The AIADMK's internal contradictions are going to be its greatest enemy.

All’s well that ends well! This may well be the lesson the AIADMK, Tamil Nadu’s ruling party, may draw from Monday’s merger of chief minister Edappadi K.. Palaniswami’s group with the few rebel MLAs of former CM O. Panneerselvam’s faction. However, the merger is just a new beginning for a party that has been drifting listlessly following the death of its charismatic leader J. Jayalalithaa last year. With the support of around 133 MLAs in a House of 234 members, the government should, in theory, be more stable than it was in the past six months with a wafer-thin majority. It remains to be seen if stability can indeed be found or whether the few MLAs still owing allegiance to Jaya’s controversial confidante V.K. Saiskala and her nephew T.T.V. Dhinakaran may be spurred to bring down the party’s government.

The AIADMK’s internal contradictions are going to be its greatest enemy.
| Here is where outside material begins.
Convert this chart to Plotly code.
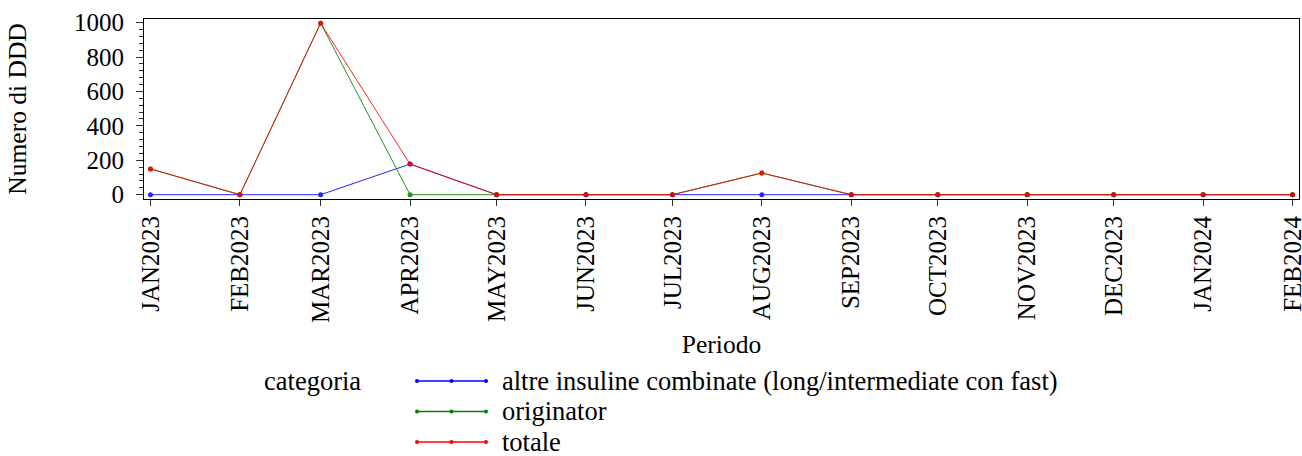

There were two clear factions before the merger. Post-unity, two factions still remain as Dhinkaran is now holding the rump elements together in a bond of loyalty to the older Poes Garden regime, which could not go forward with Sasikala as CM as she is jailed for graft under the Prevention of Corruption Act. The nephew and his aunt don’t enjoy the masses’ support, but they can manipulate legislators who owe personal allegiance to them. Sasikala’s planned formal ouster from the party — one of two major conditions laid down by OPS for the merger — had to be postponed as some of her loyalist ministers opposed the eviction, which can be done only by the AIADMK’s general council under the party’s constitution.

The key party leaders are determined to strike out a course of their own although their merger was inspired by the Centre and personally by Prime Minister Narendra Modi, and the deal was brokered by a BJP ideologue. On the face of it, a New Delhi-friendly government at Fort St. George should help Tamil Nadu rediscover the facets that made it one of India’s better administered industrial states. But a greater danger lurks in the caste factor that could surface once again. The state is being ruled for a while by a representative of a dominant caste of western Tamil Nadu, whereas OPS represents another dominant caste to which Sasikala also belongs. Any issues among the top leaders could be sorted to keep the regime going. Even then, Dhinakaran remains the major internal threat to the good intentions of many to keep the party of MGR and Jayalalithaa together in the face of the ambitions of the second generation of the other major Dravidian party, the DMK, led virtually by the son of ageing patriarch M. Karunanidhi.